Me?
I've been far with the Father, I know that there's no greater Father in the whole wide world beside Him. The Angels always kept me accompanied.
Father always told me and give me what's good for me, it's just the matter of time. I know I've asked for someone to accompanied me for the rest of my life and I thought I found someone. So I asked the Father, if that person's the one for me. Father told me that he's not the one for me. I trust Him, I know He's the only one who know what is right for me, I know that He could see a person well. I trust Him, but my heart's been deceiving me and have been bad. I have to ignore my feelings for I know that the sooner it happened the more pain I'm going to take. I know that Father always watching me no matter how far, how bad the condition is I know that Father always watching over me. I'm glad my Father is good, very good. I know I've been disappointing Him many times. I wanted to repent of everything I've done.

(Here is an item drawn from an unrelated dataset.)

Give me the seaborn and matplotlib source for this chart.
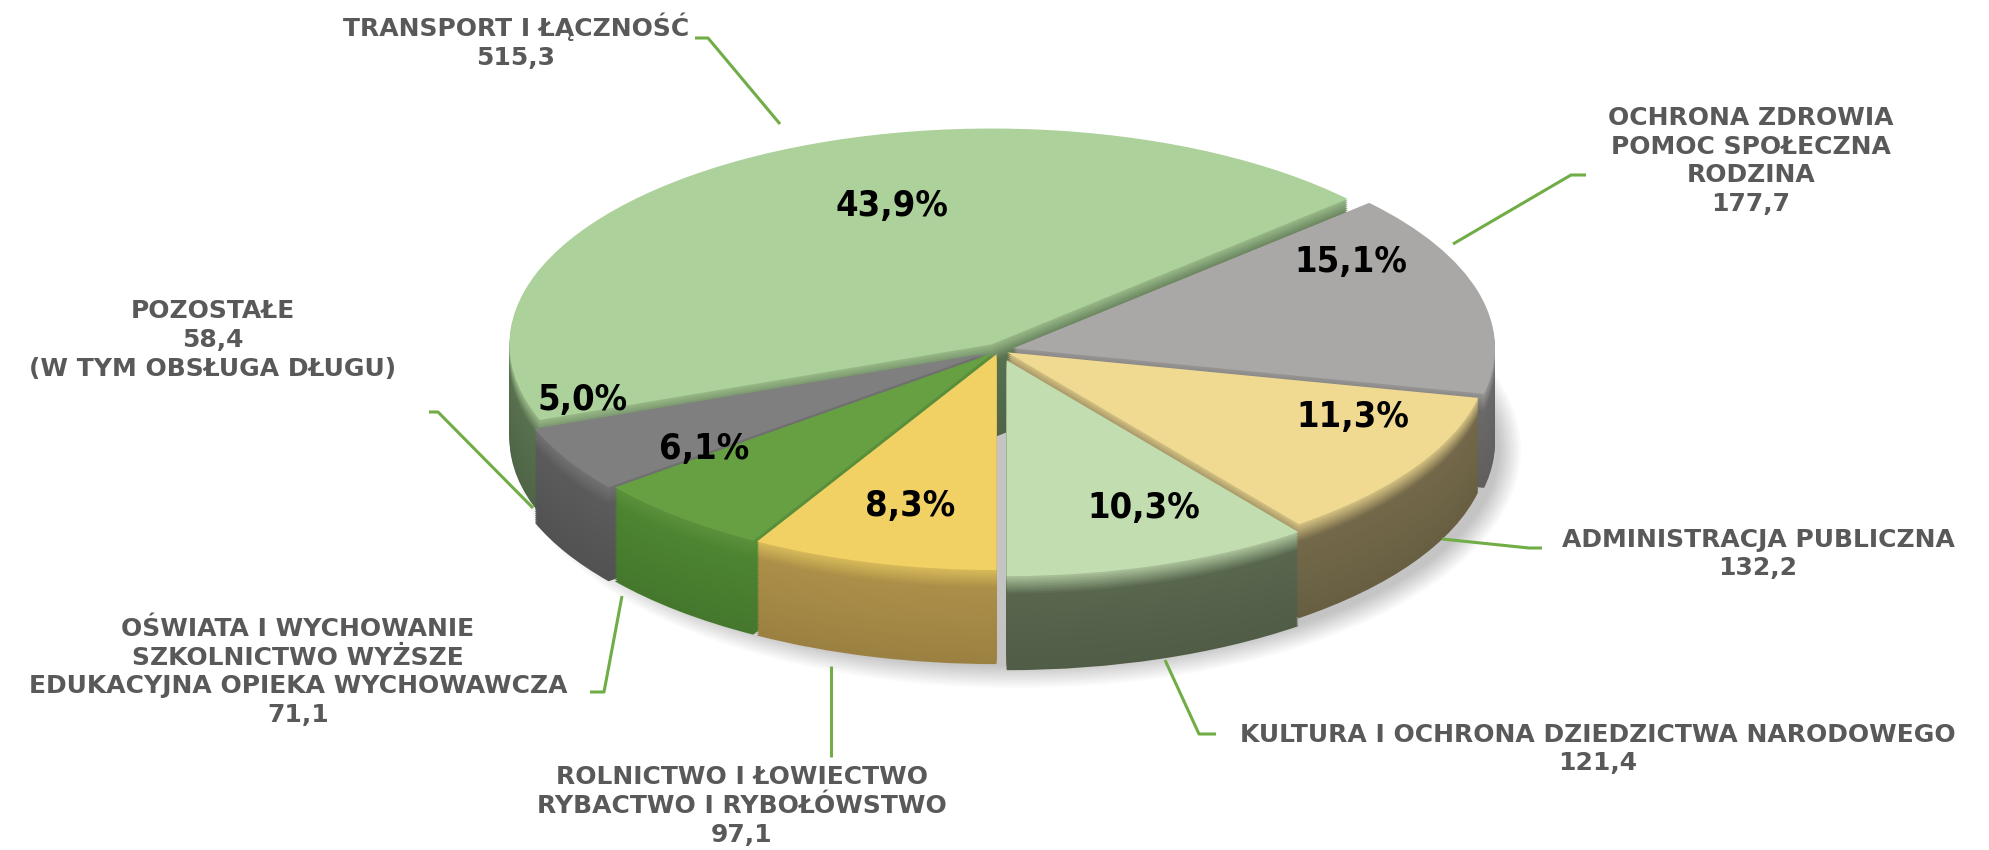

The Angels are telling me not to do something every time I wanted to do something bad. But sometimes the Fallen Angel came and affected me. I know that I shouldn't listen to the Fallen Angel but I'm somehow weak about it. I have to hold my Angel to hold on the grounds I am now. I know that the Angel would like me to repent as the Father would like me to repent. I don't want to be separated from Father, the Lord. I just wanted to be good, not disappointing Him anymore. I know the Angel's going to help me.